** START DATA SHOWN **

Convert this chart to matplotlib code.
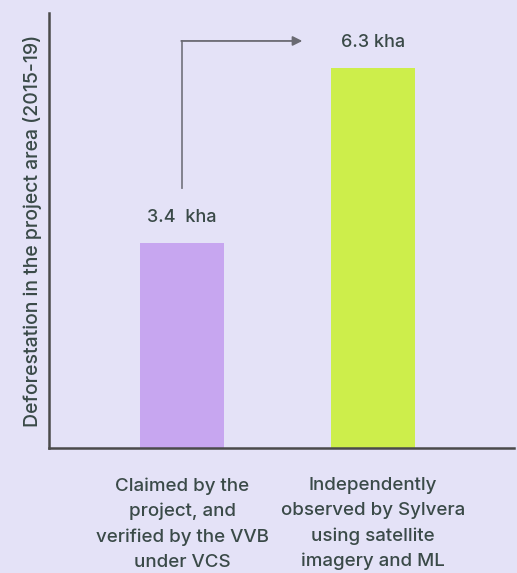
import matplotlib.pyplot as plt

# Deforestation claimed vs observed
categories = [
    "Claimed by the\nproject, and\nverified by the VVB\nunder VCS",
    "Independently\nobserved by Sylvera\nusing satellite\nimagery and ML",
]
values = [3.4, 6.3]
value_labels = ["3.4  kha", "6.3 kha"]
bar_colors = ["#c7a6f0", "#cdee4b"]

BG = "#e4e2f7"
TEXT = "#3a4a48"

plt.rcParams['font.family'] = ['Inter', 'DejaVu Sans']

fig = plt.figure(figsize=(5.17, 5.73), dpi=100, facecolor=BG)
ax = fig.add_axes([0.095, 0.218, 0.899, 0.759])
ax.set_facecolor(BG)

x = list(range(len(values)))
ax.bar(x, values, width=0.435, color=bar_colors, zorder=2)

ax.set_xlim(-0.696, 1.738)
ax.set_ylim(0, 7.2)

for xi, v, lab in zip(x, values, value_labels):
    ax.text(xi, v + 0.27, lab, ha='center', va='bottom',
            fontsize=13, color=TEXT, fontweight='medium')

# elbow arrow from the claimed value to the observed one
top = values[1] + 0.44
ax.plot([x[0], x[0]], [values[0] + 0.9, top], color='#7a7a85', lw=1.3, zorder=3)
ax.annotate('', xy=(x[0] + 0.63, top), xytext=(x[0] - 0.004, top),
            arrowprops=dict(arrowstyle='-|>', color='#6a6a72', lw=1.3,
                            mutation_scale=14, shrinkA=0, shrinkB=0))

ax.set_xticks(x)
ax.set_xticklabels(categories, fontsize=13.5, color=TEXT, linespacing=1.6,
                   fontweight='medium')
ax.tick_params(axis='x', length=0, pad=21)
ax.set_yticks([])

ax.set_ylabel('Deforestation in the project area (2015-19)', fontsize=14,
              color=TEXT, labelpad=5, fontweight='medium')

for side in ['top', 'right']:
    ax.spines[side].set_visible(False)
for side in ['left', 'bottom']:
    ax.spines[side].set_color('#4a4a4a')
    ax.spines[side].set_linewidth(1.8)

fig.savefig('out.png', dpi=100, facecolor=BG)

** END DATA SHOWN **

--- DIRECTIONS FOR THIS TASK ---
Only lines belong in the copy: transcribe those from the start of the data through the line that contains "plt.rcParams['font.family'] = ['Inter', 'DejaVu", and skip the pictures.

--- EXERCISE ANSWER ---
Convert this chart to matplotlib code.
import matplotlib.pyplot as plt

# Deforestation claimed vs observed
categories = [
    "Claimed by the\nproject, and\nverified by the VVB\nunder VCS",
    "Independently\nobserved by Sylvera\nusing satellite\nimagery and ML",
]
values = [3.4, 6.3]
value_labels = ["3.4  kha", "6.3 kha"]
bar_colors = ["#c7a6f0", "#cdee4b"]

BG = "#e4e2f7"
TEXT = "#3a4a48"

plt.rcParams['font.family'] = ['Inter', 'DejaVu Sans']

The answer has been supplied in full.